PROBLEM DETAILS
Quote every line from the top of the listing down to and including the line that contains "width=0.88, gap=0.12, saturation=1, ax=ax)".

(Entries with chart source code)

******

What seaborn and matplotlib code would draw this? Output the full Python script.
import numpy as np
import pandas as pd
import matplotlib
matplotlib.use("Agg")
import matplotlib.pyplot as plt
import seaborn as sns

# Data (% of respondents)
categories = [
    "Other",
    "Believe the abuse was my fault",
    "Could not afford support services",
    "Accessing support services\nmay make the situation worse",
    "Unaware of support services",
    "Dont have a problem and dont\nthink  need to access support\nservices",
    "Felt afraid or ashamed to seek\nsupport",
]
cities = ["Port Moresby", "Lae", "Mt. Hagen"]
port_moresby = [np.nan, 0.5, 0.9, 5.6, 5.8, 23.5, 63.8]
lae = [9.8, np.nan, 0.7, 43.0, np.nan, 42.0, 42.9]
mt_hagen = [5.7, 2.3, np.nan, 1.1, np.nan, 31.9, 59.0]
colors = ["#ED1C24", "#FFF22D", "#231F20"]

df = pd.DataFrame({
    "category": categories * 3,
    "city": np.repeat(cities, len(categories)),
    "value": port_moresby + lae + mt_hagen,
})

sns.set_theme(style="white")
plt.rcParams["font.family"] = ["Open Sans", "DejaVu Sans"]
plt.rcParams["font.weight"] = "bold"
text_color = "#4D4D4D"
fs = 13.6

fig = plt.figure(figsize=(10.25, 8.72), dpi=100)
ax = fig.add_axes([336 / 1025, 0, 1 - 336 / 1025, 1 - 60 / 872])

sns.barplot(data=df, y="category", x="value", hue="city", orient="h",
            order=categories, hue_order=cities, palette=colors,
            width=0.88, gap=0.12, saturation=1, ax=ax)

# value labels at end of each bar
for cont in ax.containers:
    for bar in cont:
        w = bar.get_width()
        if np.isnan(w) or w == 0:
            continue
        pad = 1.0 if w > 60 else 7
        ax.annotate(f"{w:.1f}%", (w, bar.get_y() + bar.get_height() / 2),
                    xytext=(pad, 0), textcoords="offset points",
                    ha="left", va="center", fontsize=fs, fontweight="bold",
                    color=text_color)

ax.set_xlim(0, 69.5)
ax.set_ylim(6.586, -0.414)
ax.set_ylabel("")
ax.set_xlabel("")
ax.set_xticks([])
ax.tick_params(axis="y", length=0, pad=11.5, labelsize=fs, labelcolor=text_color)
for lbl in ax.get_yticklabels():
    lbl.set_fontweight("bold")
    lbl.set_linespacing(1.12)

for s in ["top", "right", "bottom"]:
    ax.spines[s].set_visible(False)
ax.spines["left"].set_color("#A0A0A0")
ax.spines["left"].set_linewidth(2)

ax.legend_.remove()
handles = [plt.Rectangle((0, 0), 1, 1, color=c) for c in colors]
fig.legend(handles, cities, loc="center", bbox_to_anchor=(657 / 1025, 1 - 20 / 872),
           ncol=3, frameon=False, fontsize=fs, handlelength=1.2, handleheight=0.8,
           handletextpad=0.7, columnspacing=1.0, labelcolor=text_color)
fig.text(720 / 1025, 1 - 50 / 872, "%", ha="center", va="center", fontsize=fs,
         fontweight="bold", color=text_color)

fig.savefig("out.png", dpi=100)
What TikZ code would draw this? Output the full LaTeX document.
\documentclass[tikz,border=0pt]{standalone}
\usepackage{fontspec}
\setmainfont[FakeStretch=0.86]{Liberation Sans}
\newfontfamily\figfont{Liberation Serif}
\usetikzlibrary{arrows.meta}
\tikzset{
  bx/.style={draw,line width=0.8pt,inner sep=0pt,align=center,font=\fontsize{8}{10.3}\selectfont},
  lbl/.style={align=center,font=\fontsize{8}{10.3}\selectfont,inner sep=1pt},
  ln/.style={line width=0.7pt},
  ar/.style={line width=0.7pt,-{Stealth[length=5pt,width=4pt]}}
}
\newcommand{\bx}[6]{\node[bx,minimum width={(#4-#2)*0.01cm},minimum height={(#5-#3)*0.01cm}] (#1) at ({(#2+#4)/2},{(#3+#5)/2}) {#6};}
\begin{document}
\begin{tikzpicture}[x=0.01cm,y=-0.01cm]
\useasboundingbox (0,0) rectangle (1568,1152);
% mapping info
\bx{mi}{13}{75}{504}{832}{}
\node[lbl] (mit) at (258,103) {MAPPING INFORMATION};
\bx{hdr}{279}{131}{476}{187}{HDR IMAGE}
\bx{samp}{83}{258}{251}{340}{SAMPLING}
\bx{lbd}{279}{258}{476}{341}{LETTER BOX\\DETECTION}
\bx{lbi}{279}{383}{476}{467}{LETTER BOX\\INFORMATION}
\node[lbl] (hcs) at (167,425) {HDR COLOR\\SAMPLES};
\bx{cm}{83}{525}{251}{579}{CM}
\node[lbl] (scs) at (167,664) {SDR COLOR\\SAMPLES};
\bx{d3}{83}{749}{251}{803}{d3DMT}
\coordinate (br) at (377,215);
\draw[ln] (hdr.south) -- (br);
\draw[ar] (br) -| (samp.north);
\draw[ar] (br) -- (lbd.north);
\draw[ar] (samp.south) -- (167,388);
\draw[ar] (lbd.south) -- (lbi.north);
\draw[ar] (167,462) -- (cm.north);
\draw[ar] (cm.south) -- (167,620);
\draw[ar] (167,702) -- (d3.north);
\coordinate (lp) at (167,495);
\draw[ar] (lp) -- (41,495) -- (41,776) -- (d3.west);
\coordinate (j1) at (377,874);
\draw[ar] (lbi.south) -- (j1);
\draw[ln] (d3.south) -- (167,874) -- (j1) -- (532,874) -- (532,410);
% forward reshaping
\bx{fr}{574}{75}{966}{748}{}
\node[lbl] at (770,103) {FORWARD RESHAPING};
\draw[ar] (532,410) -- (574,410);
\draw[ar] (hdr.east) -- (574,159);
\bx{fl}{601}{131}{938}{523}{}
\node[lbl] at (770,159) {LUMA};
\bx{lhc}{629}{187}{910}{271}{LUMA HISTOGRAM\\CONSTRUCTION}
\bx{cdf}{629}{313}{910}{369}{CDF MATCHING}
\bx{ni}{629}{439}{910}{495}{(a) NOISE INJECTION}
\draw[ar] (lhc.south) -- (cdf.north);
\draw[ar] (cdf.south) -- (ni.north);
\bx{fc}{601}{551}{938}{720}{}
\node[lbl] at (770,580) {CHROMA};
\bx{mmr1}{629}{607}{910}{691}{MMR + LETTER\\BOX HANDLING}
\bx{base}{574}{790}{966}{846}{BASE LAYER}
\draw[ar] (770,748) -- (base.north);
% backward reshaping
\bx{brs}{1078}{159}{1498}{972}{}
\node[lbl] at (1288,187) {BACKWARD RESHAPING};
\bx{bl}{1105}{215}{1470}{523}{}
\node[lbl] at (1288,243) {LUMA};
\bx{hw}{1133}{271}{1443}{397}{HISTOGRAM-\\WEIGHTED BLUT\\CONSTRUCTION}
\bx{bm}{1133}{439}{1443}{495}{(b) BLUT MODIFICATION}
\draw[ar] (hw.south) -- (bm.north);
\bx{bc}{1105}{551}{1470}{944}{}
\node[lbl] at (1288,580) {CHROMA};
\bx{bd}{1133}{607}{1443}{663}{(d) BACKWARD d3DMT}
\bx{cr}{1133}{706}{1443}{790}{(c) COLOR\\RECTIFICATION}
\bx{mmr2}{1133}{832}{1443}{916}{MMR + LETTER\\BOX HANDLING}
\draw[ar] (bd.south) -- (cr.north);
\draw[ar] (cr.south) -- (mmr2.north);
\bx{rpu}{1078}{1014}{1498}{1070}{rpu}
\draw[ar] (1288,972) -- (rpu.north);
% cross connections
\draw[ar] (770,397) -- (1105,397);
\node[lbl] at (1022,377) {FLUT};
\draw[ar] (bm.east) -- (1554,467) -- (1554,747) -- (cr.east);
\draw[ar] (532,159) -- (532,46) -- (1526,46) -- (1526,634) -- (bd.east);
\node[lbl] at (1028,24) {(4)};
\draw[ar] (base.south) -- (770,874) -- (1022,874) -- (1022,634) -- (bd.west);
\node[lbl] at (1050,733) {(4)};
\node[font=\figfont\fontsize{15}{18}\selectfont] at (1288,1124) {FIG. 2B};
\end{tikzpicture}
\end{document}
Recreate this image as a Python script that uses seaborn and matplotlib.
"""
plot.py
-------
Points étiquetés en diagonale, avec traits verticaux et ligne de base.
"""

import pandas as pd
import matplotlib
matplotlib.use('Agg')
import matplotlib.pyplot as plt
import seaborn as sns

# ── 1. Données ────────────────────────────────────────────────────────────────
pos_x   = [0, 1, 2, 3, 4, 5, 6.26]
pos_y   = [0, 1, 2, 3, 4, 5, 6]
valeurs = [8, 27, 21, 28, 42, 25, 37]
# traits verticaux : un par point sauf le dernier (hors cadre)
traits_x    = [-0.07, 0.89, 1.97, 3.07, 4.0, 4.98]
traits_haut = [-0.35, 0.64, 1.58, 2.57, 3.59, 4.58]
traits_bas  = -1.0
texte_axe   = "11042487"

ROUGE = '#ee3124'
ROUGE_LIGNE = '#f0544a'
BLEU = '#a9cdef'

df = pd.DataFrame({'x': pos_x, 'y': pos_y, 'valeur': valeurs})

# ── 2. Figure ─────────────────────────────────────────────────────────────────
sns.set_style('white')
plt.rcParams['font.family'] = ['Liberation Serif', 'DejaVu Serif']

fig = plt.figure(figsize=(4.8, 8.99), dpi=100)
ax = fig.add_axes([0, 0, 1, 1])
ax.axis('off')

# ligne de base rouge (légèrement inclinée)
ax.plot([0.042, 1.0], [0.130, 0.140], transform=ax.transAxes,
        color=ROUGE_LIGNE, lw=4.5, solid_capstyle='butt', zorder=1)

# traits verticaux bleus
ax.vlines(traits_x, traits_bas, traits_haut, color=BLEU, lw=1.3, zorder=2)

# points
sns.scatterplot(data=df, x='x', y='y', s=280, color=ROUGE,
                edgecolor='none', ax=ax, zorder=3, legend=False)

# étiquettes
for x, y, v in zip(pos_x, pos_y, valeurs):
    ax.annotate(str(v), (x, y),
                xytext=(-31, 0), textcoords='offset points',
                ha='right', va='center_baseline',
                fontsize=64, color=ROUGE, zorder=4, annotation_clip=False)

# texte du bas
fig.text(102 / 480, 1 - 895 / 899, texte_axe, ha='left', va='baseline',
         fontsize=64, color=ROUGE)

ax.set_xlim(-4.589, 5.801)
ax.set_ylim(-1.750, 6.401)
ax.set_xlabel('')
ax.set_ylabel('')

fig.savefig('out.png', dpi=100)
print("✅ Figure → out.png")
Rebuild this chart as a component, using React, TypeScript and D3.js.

******

EXPECTED OUTPUT
What seaborn and matplotlib code would draw this? Output the full Python script.
import numpy as np
import pandas as pd
import matplotlib
matplotlib.use("Agg")
import matplotlib.pyplot as plt
import seaborn as sns

# Data (% of respondents)
categories = [
    "Other",
    "Believe the abuse was my fault",
    "Could not afford support services",
    "Accessing support services\nmay make the situation worse",
    "Unaware of support services",
    "Dont have a problem and dont\nthink  need to access support\nservices",
    "Felt afraid or ashamed to seek\nsupport",
]
cities = ["Port Moresby", "Lae", "Mt. Hagen"]
port_moresby = [np.nan, 0.5, 0.9, 5.6, 5.8, 23.5, 63.8]
lae = [9.8, np.nan, 0.7, 43.0, np.nan, 42.0, 42.9]
mt_hagen = [5.7, 2.3, np.nan, 1.1, np.nan, 31.9, 59.0]
colors = ["#ED1C24", "#FFF22D", "#231F20"]

df = pd.DataFrame({
    "category": categories * 3,
    "city": np.repeat(cities, len(categories)),
    "value": port_moresby + lae + mt_hagen,
})

sns.set_theme(style="white")
plt.rcParams["font.family"] = ["Open Sans", "DejaVu Sans"]
plt.rcParams["font.weight"] = "bold"
text_color = "#4D4D4D"
fs = 13.6

fig = plt.figure(figsize=(10.25, 8.72), dpi=100)
ax = fig.add_axes([336 / 1025, 0, 1 - 336 / 1025, 1 - 60 / 872])

sns.barplot(data=df, y="category", x="value", hue="city", orient="h",
            order=categories, hue_order=cities, palette=colors,
            width=0.88, gap=0.12, saturation=1, ax=ax)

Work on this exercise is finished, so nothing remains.